§ **PROVIDED RECORDS**
<<<<

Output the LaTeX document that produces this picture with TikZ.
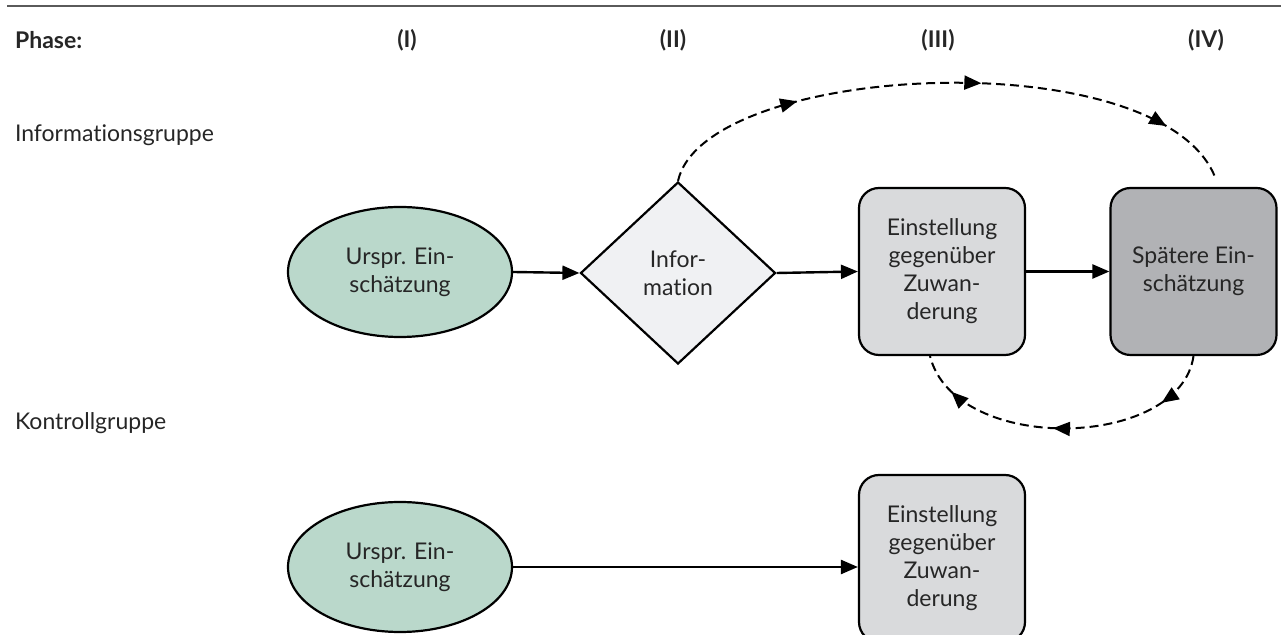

>>>>
<<<<

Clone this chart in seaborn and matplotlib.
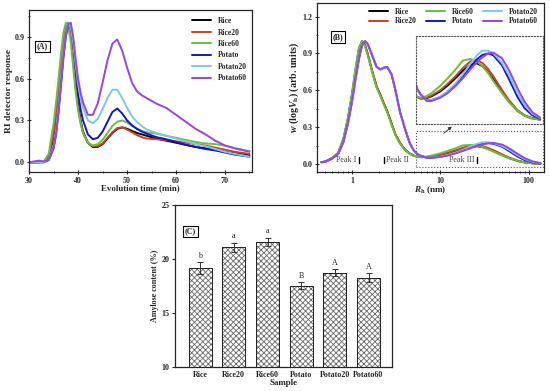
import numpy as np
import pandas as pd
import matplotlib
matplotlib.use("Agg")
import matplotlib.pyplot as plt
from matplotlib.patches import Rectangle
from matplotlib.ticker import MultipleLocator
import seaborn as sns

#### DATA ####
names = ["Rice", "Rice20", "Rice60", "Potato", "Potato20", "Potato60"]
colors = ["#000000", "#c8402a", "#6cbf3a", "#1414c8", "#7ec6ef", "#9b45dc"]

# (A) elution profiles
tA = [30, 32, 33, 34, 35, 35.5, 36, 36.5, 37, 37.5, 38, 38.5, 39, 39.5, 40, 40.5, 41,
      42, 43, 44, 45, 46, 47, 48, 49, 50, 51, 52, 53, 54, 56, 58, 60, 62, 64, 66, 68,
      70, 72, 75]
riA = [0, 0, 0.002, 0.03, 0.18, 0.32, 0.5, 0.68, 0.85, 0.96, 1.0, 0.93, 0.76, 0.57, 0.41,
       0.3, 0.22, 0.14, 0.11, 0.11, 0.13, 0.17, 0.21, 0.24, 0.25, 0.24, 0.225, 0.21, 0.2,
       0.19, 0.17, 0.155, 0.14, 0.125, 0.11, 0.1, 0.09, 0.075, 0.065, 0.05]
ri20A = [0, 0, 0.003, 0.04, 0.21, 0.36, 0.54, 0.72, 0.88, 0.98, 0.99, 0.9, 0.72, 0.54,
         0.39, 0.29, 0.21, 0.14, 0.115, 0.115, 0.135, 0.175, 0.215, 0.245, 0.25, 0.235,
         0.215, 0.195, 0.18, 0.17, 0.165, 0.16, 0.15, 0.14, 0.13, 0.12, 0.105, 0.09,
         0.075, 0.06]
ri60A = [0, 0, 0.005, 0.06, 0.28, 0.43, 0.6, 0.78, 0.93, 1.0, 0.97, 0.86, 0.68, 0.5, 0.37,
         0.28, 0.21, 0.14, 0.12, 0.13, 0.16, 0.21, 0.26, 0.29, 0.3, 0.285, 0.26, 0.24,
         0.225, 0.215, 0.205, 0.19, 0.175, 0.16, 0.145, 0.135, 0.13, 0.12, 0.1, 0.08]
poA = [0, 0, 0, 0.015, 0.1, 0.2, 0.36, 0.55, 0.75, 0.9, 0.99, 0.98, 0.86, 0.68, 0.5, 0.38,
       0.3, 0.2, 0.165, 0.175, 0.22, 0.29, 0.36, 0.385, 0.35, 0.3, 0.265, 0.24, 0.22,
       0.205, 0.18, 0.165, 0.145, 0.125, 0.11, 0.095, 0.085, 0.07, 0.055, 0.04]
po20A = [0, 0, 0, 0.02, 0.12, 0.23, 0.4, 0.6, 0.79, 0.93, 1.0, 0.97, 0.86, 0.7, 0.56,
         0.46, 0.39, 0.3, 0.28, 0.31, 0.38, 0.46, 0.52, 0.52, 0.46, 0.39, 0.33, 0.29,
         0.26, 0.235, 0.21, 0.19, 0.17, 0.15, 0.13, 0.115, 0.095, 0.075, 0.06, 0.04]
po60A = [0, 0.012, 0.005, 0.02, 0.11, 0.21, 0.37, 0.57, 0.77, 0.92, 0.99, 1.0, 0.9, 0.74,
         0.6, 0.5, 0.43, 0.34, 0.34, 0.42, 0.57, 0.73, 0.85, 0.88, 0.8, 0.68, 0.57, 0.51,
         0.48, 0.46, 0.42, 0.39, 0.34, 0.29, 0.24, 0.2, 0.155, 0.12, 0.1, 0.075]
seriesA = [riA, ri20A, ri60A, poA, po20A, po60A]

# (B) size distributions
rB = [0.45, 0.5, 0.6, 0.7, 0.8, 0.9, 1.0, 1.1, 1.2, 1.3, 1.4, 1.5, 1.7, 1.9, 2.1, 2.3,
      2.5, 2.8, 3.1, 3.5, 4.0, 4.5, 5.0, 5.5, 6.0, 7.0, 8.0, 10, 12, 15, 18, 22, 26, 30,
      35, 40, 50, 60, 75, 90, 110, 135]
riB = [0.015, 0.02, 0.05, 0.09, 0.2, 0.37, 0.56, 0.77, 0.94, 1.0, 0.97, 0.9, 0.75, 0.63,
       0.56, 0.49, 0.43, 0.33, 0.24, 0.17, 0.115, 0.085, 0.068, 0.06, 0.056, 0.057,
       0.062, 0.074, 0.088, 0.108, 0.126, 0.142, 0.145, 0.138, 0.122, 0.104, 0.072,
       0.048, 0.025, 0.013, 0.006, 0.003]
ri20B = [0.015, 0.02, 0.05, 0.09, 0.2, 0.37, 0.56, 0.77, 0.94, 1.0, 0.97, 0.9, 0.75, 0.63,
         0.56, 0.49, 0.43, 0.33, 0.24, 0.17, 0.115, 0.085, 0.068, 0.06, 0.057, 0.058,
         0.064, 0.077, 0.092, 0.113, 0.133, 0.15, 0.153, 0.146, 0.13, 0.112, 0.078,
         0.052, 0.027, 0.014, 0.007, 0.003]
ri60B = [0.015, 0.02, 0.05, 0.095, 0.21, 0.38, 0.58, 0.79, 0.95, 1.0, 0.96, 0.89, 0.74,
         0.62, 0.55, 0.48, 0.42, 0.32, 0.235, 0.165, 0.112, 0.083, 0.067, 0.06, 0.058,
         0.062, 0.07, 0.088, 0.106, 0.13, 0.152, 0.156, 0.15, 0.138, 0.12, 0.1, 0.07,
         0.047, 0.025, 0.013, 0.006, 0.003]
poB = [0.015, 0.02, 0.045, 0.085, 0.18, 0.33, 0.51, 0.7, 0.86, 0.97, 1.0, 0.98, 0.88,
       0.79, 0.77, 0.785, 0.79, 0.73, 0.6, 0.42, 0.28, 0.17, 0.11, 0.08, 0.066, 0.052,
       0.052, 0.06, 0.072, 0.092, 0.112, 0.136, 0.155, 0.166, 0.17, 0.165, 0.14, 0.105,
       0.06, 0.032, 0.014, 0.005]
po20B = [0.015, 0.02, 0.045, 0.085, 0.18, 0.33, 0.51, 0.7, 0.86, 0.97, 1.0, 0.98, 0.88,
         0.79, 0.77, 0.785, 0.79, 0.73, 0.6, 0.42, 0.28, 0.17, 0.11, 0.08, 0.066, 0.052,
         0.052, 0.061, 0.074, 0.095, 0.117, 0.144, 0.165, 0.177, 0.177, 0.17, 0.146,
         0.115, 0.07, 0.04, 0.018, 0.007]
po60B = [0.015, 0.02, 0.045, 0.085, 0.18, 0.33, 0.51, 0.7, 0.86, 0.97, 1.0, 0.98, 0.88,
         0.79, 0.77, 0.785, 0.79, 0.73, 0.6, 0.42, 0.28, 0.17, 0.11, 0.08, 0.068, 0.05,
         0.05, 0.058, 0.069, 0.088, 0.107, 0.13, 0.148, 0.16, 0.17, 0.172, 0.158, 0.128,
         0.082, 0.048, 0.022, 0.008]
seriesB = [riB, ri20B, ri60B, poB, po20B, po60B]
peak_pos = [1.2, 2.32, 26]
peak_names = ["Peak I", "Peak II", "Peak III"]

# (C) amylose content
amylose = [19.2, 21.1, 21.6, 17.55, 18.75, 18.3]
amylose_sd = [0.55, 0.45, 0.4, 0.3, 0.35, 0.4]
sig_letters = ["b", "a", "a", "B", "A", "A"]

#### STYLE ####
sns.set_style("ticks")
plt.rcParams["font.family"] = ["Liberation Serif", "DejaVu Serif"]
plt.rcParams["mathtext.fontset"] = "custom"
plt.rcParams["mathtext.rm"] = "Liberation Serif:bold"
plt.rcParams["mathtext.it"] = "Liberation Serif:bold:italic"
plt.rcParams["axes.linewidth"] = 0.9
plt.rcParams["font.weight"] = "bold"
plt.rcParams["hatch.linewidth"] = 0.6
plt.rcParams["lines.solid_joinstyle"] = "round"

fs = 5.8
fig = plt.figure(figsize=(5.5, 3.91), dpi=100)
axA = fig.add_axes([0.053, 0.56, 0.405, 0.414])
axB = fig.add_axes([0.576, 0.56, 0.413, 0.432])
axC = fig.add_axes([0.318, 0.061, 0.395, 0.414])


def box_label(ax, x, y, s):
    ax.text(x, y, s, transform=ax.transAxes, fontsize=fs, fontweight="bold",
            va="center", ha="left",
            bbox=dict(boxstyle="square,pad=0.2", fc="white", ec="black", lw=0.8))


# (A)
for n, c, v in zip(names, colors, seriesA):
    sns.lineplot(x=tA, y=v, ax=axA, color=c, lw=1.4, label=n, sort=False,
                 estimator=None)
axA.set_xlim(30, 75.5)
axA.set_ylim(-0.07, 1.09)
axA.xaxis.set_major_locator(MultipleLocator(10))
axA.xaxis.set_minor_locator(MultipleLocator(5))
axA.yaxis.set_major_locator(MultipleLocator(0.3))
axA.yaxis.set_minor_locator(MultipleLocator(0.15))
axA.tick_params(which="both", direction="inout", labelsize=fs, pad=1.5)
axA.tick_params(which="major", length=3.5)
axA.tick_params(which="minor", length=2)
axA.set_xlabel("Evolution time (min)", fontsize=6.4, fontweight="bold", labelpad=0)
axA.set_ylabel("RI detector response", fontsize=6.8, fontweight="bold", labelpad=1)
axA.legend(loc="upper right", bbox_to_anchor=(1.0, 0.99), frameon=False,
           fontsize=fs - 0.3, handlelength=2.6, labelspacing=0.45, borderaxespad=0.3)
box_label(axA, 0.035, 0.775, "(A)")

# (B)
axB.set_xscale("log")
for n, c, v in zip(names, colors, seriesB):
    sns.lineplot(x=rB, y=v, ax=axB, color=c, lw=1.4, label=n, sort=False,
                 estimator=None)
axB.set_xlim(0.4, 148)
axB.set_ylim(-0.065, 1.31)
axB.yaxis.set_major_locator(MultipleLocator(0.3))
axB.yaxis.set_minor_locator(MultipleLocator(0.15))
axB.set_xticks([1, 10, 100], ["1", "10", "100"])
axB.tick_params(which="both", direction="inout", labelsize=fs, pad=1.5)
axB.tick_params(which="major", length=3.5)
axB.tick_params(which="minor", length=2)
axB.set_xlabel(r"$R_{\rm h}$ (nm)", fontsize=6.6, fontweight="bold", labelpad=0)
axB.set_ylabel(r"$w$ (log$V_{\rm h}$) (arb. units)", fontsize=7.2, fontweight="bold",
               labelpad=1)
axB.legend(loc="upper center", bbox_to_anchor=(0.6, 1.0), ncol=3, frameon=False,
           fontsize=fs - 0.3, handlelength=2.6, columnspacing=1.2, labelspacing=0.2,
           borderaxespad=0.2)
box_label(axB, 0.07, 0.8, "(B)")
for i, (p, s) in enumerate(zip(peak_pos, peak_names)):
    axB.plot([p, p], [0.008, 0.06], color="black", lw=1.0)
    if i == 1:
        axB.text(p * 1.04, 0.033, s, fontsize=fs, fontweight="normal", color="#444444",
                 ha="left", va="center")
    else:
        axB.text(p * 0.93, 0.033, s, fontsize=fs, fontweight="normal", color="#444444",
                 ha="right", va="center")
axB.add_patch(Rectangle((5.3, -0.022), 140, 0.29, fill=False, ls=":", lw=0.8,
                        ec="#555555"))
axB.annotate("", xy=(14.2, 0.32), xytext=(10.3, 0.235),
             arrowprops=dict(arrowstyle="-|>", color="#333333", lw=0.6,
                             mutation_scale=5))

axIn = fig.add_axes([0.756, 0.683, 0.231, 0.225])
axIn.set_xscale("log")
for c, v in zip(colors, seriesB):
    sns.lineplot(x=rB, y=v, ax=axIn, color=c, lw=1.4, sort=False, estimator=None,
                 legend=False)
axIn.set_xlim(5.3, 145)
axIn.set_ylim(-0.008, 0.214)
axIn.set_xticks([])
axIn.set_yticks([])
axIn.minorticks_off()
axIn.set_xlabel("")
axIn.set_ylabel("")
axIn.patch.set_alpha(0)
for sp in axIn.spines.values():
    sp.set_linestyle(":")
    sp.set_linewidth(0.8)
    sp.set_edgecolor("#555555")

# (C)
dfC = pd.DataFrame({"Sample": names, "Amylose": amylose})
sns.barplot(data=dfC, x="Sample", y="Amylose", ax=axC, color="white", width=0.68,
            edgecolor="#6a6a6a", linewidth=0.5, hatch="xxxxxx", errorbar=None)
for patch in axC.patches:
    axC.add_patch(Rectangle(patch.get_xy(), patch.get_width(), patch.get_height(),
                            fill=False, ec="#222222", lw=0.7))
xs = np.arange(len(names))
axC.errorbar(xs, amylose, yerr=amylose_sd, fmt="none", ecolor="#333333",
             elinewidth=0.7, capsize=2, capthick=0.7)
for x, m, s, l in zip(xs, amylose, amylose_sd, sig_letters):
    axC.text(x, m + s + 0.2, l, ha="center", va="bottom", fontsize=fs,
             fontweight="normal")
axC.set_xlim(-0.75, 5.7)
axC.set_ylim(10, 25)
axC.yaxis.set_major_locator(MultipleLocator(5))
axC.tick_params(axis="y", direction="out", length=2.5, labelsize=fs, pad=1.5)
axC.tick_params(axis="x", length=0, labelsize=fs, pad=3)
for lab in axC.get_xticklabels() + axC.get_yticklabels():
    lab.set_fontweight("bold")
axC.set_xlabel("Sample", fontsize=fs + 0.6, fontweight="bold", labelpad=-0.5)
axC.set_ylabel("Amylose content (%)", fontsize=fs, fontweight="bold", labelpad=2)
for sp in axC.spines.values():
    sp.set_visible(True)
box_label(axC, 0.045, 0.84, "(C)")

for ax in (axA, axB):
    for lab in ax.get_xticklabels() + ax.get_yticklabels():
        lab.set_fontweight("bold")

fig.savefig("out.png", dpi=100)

>>>>

§ **STATED PROBLEM**
In the listing above, find the line containing "Clone this chart in seaborn and matplotlib." and the line containing "import seaborn as sns", then return both of them and every line between, exactly, without pictures.

§ **ANSWER TO THE PROBLEM**
Clone this chart in seaborn and matplotlib.
import numpy as np
import pandas as pd
import matplotlib
matplotlib.use("Agg")
import matplotlib.pyplot as plt
from matplotlib.patches import Rectangle
from matplotlib.ticker import MultipleLocator
import seaborn as sns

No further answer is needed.